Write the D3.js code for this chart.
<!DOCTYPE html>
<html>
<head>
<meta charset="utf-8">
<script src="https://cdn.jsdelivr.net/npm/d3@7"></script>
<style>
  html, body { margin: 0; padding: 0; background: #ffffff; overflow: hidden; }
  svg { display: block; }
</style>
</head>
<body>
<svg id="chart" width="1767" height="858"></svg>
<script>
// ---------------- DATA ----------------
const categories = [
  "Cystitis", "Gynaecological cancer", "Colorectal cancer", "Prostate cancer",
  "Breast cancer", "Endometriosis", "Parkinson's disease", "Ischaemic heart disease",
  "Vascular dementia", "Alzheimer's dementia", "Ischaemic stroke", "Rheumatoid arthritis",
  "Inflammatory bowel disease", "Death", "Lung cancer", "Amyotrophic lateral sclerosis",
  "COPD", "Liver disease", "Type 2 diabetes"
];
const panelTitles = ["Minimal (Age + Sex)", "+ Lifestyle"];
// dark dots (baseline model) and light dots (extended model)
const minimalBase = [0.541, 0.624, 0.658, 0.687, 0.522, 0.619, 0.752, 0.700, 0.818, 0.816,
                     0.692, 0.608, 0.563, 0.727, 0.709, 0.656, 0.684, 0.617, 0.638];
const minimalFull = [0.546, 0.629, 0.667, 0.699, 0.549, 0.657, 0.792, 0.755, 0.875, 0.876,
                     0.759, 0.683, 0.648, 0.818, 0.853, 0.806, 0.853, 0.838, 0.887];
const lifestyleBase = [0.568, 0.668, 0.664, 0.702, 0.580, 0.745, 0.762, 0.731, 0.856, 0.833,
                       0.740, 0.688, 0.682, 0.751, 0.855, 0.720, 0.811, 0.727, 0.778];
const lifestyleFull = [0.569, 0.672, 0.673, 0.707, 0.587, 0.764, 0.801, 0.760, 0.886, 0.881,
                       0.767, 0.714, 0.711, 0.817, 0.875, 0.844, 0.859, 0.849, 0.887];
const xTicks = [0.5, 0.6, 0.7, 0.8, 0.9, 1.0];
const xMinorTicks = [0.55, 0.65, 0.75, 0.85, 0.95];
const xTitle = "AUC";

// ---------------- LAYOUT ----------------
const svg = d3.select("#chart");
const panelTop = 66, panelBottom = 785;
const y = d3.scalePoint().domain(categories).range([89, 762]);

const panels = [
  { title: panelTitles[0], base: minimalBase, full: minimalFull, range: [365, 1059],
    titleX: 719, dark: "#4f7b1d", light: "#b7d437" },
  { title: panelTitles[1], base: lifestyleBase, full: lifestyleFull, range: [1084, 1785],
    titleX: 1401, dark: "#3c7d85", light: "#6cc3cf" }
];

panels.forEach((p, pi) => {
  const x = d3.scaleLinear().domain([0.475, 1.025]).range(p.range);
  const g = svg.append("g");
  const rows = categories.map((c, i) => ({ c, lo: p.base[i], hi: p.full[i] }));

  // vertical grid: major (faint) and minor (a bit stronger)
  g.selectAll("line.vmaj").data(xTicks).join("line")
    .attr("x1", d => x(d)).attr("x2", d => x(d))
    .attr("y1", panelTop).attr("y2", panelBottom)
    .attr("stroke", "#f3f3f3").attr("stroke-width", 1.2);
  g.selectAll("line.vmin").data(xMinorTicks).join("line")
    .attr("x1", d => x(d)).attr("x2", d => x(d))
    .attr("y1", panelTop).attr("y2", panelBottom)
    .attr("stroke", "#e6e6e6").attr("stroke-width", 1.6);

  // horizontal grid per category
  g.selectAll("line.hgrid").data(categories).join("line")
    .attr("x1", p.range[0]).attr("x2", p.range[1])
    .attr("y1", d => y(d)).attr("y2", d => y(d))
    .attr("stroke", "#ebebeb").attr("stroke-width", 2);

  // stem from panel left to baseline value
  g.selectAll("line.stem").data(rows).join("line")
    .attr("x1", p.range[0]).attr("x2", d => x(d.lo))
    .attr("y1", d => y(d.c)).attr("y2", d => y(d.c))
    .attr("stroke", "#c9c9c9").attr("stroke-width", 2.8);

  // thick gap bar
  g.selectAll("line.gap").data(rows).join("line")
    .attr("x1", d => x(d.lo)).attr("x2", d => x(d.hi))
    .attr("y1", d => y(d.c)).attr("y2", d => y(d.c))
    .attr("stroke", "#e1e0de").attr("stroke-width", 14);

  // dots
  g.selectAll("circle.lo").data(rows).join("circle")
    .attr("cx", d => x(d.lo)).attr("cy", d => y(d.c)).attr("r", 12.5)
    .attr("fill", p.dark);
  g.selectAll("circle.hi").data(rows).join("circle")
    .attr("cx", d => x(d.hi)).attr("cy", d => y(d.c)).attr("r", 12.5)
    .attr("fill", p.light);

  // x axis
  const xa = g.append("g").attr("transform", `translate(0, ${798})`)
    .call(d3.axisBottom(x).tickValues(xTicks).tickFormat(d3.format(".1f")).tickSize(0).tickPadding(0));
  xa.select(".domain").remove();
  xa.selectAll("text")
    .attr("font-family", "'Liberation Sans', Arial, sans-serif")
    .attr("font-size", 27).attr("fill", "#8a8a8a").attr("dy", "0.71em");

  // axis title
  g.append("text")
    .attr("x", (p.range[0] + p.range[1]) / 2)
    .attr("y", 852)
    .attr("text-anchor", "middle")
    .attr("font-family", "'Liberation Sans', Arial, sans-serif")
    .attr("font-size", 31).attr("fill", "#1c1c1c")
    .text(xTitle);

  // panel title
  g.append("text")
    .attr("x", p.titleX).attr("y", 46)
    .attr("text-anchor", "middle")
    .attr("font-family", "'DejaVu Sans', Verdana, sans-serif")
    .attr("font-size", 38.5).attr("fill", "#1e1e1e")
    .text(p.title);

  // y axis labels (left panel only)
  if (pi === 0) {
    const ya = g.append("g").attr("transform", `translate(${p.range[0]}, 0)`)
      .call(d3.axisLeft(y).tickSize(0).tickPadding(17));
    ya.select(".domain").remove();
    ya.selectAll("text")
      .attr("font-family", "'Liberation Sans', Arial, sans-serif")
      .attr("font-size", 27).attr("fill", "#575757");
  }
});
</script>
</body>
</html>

::::

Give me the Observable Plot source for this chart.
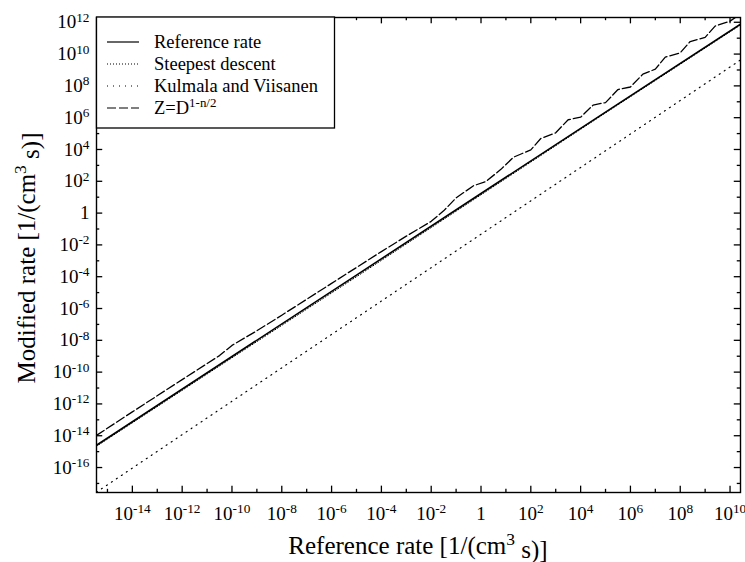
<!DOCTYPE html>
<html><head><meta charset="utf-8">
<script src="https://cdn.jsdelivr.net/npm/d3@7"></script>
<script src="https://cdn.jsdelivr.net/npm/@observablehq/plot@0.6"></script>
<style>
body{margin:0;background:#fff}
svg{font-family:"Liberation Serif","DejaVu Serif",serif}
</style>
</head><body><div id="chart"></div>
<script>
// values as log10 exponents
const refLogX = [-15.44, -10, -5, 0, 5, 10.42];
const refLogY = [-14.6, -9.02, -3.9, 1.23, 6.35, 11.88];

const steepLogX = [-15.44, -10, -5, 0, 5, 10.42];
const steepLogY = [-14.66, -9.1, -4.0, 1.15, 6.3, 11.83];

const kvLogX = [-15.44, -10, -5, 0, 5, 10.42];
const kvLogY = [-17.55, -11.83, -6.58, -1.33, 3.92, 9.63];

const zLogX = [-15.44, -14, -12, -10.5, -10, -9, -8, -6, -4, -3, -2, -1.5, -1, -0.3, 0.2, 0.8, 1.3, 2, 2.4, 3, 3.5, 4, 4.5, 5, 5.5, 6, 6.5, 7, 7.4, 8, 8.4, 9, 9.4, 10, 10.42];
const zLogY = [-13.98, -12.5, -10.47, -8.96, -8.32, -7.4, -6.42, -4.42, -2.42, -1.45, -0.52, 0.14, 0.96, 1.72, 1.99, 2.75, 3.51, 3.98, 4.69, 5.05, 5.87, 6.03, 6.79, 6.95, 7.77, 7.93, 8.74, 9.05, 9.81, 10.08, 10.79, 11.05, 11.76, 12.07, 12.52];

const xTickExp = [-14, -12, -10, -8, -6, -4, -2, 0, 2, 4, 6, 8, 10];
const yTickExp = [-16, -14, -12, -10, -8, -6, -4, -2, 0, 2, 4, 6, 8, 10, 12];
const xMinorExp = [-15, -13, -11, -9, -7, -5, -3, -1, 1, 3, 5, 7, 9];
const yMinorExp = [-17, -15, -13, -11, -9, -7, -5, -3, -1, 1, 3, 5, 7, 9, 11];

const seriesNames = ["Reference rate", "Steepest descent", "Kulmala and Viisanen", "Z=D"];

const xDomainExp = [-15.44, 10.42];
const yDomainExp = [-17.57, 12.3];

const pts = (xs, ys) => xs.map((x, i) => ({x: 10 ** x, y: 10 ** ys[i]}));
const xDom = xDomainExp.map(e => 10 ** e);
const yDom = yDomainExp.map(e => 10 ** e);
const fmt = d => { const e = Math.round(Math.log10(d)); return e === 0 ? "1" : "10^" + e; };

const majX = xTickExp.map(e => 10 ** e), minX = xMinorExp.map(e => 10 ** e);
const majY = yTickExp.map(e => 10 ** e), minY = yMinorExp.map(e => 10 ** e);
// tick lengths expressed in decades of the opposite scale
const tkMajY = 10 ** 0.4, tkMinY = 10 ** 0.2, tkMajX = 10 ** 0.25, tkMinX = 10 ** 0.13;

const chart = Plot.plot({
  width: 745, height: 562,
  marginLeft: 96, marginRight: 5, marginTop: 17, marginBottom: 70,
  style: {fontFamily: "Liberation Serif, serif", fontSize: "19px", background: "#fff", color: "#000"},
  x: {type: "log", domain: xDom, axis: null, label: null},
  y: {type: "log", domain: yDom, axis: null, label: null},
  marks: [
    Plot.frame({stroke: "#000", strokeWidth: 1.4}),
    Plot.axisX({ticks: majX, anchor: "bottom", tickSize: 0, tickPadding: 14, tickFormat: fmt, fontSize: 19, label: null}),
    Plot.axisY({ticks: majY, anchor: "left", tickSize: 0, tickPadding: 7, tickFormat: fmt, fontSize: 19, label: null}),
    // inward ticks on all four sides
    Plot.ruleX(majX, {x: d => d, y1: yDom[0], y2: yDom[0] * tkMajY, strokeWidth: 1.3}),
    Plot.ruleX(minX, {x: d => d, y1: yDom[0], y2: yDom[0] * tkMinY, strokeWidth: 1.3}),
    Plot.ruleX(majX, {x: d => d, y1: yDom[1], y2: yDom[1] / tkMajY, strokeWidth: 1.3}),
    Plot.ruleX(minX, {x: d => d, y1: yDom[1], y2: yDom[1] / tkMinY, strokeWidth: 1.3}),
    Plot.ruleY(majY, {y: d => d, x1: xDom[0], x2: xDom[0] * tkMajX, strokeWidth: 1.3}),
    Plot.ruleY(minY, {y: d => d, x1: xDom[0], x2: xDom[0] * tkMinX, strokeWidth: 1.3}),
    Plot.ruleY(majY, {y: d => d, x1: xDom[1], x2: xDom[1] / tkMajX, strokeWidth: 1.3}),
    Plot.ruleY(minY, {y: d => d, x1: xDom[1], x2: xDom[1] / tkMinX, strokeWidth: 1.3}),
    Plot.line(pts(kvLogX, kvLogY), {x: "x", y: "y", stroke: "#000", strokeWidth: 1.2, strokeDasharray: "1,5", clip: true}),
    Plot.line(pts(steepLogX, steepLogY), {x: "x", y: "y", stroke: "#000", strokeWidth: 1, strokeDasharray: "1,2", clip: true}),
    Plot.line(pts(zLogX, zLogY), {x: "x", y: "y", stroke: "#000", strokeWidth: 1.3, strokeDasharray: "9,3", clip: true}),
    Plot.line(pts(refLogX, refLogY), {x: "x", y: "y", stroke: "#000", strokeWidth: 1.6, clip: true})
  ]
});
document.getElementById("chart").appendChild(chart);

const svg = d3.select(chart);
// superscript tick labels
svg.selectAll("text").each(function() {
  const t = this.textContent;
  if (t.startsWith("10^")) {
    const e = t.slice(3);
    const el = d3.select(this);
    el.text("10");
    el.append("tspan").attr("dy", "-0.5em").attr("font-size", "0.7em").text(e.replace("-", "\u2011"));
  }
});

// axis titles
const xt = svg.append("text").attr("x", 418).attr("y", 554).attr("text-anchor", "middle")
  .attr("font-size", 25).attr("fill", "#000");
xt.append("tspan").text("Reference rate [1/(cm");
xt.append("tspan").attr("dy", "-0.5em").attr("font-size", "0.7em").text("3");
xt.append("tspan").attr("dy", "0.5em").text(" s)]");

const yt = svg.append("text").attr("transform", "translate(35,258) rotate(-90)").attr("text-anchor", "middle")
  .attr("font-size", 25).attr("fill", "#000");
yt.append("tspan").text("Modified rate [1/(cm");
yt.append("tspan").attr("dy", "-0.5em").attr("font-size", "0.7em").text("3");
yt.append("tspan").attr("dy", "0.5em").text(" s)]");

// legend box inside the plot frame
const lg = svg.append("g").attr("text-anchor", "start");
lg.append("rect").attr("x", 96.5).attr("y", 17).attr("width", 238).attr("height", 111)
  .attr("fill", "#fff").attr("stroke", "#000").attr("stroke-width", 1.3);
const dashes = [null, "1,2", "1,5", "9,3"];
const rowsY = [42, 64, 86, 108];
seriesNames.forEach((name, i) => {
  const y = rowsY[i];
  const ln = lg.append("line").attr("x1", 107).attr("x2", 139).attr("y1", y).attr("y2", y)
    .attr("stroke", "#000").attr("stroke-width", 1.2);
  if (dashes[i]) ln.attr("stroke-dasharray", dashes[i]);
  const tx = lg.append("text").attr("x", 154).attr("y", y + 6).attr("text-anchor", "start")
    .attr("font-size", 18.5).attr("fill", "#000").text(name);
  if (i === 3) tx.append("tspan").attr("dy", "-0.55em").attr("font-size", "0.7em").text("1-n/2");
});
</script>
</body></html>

::::

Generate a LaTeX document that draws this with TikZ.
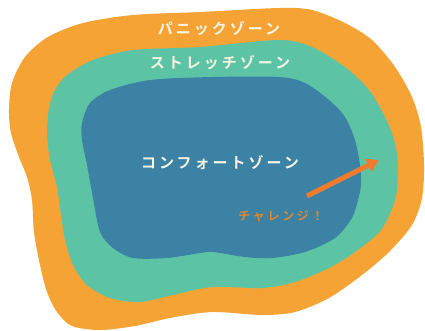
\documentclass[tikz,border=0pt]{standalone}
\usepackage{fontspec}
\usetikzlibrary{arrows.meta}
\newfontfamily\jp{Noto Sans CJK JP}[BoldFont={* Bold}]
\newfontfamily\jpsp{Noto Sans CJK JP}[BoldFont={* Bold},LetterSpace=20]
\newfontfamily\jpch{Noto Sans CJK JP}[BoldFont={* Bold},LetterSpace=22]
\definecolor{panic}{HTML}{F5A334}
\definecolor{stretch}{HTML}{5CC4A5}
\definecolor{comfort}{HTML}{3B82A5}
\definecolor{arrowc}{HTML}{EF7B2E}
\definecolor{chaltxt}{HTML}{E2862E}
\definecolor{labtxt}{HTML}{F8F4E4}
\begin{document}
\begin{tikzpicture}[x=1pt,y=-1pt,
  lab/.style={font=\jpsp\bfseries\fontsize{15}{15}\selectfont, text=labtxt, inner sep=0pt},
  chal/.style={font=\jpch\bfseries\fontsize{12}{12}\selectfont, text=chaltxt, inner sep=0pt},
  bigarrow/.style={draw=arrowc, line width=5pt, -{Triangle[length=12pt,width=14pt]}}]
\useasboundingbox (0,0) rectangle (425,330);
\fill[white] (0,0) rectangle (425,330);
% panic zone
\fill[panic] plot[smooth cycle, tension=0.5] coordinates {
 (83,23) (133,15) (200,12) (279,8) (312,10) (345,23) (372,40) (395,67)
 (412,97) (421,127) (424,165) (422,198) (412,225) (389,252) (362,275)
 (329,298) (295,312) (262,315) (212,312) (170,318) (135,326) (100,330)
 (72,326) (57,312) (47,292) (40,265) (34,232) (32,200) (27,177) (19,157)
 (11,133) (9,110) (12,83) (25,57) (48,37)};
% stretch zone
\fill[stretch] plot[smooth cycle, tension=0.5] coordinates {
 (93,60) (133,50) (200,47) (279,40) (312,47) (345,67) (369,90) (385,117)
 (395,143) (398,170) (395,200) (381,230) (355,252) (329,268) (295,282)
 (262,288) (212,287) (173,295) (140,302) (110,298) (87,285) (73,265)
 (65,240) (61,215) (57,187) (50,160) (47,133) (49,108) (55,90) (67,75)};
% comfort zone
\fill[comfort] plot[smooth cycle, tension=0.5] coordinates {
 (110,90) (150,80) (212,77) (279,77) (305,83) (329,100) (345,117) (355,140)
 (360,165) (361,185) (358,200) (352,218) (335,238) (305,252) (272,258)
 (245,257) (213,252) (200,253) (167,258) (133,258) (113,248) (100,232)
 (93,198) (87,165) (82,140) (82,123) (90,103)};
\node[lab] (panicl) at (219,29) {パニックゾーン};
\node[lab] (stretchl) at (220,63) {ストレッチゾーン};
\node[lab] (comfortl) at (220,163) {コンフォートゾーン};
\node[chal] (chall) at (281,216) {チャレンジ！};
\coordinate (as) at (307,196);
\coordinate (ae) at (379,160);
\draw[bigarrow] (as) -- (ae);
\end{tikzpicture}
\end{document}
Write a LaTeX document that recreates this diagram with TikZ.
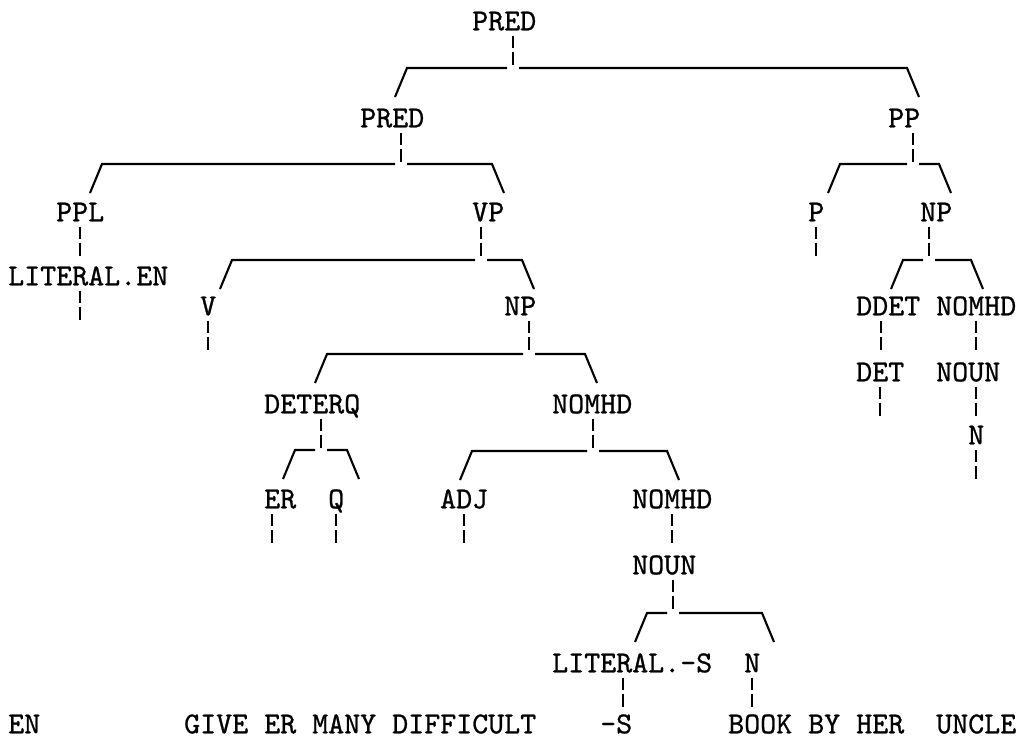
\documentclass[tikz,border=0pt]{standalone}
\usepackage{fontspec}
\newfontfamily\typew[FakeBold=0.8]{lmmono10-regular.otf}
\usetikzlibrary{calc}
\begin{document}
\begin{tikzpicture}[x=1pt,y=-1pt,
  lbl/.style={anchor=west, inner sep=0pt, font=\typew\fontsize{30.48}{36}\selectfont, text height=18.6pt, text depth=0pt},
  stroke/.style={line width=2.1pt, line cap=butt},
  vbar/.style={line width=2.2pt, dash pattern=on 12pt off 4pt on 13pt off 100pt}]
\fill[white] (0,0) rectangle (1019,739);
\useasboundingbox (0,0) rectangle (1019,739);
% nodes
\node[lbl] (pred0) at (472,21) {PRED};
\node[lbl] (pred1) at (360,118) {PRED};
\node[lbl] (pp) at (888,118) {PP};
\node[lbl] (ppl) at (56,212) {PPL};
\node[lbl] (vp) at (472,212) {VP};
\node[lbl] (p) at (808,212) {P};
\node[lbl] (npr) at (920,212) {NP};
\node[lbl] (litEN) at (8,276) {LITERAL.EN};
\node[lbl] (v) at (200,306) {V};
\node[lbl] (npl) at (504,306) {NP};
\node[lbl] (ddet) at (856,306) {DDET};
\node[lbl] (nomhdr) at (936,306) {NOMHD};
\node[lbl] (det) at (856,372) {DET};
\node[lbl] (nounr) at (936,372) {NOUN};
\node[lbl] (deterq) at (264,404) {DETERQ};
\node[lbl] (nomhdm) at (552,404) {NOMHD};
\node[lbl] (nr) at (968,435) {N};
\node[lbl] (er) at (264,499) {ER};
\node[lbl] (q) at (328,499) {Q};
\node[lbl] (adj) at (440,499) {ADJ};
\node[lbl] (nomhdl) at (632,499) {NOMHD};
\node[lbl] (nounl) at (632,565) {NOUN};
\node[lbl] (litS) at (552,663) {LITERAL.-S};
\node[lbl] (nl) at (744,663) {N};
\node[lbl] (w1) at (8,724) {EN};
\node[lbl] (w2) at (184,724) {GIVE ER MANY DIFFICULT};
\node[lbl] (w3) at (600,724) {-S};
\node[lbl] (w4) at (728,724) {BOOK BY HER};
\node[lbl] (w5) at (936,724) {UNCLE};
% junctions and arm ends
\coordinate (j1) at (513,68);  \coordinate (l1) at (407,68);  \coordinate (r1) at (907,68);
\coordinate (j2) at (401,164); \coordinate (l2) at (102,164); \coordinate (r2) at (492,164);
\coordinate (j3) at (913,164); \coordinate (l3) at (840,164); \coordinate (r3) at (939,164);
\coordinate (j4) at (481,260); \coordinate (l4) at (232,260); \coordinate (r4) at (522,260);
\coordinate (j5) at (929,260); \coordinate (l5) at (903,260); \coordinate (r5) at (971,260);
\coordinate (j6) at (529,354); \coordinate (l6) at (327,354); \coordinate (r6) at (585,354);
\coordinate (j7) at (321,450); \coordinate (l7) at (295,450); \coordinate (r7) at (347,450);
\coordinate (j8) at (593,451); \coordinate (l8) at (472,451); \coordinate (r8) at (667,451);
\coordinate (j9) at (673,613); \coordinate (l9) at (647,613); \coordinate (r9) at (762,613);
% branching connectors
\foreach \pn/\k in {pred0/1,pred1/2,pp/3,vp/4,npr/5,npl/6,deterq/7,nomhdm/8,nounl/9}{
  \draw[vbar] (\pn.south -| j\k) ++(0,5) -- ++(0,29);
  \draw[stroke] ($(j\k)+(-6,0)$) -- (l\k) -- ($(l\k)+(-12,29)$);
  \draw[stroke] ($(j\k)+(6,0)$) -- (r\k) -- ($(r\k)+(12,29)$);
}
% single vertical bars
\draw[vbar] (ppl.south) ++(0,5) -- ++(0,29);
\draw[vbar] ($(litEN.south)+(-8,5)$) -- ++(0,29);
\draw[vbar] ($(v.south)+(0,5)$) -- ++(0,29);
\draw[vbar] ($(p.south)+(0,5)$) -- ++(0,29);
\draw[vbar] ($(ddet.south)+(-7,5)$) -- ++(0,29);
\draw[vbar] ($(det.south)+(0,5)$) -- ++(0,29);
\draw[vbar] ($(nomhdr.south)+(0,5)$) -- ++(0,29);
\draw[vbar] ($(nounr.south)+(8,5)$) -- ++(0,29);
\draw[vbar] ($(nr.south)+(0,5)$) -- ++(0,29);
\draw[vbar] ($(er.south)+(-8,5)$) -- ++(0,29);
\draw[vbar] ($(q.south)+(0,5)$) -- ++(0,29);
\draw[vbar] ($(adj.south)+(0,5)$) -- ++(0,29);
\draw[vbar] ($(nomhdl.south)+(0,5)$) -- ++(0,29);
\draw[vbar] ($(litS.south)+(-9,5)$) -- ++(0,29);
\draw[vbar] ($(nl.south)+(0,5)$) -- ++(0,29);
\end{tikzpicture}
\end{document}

::::

# [Work to be completed]
Go back to the listing above and reproduce, exactly, the stretch from the line bearing "Give me the" through the line bearing "11.76, 12.07, 12.52];", without its pictures.

# [Solution for this problem]
Give me the Observable Plot source for this chart.
<!DOCTYPE html>
<html><head><meta charset="utf-8">
<script src="https://cdn.jsdelivr.net/npm/d3@7"></script>
<script src="https://cdn.jsdelivr.net/npm/@observablehq/plot@0.6"></script>
<style>
body{margin:0;background:#fff}
svg{font-family:"Liberation Serif","DejaVu Serif",serif}
</style>
</head><body><div id="chart"></div>
<script>
// values as log10 exponents
const refLogX = [-15.44, -10, -5, 0, 5, 10.42];
const refLogY = [-14.6, -9.02, -3.9, 1.23, 6.35, 11.88];

const steepLogX = [-15.44, -10, -5, 0, 5, 10.42];
const steepLogY = [-14.66, -9.1, -4.0, 1.15, 6.3, 11.83];

const kvLogX = [-15.44, -10, -5, 0, 5, 10.42];
const kvLogY = [-17.55, -11.83, -6.58, -1.33, 3.92, 9.63];

const zLogX = [-15.44, -14, -12, -10.5, -10, -9, -8, -6, -4, -3, -2, -1.5, -1, -0.3, 0.2, 0.8, 1.3, 2, 2.4, 3, 3.5, 4, 4.5, 5, 5.5, 6, 6.5, 7, 7.4, 8, 8.4, 9, 9.4, 10, 10.42];
const zLogY = [-13.98, -12.5, -10.47, -8.96, -8.32, -7.4, -6.42, -4.42, -2.42, -1.45, -0.52, 0.14, 0.96, 1.72, 1.99, 2.75, 3.51, 3.98, 4.69, 5.05, 5.87, 6.03, 6.79, 6.95, 7.77, 7.93, 8.74, 9.05, 9.81, 10.08, 10.79, 11.05, 11.76, 12.07, 12.52];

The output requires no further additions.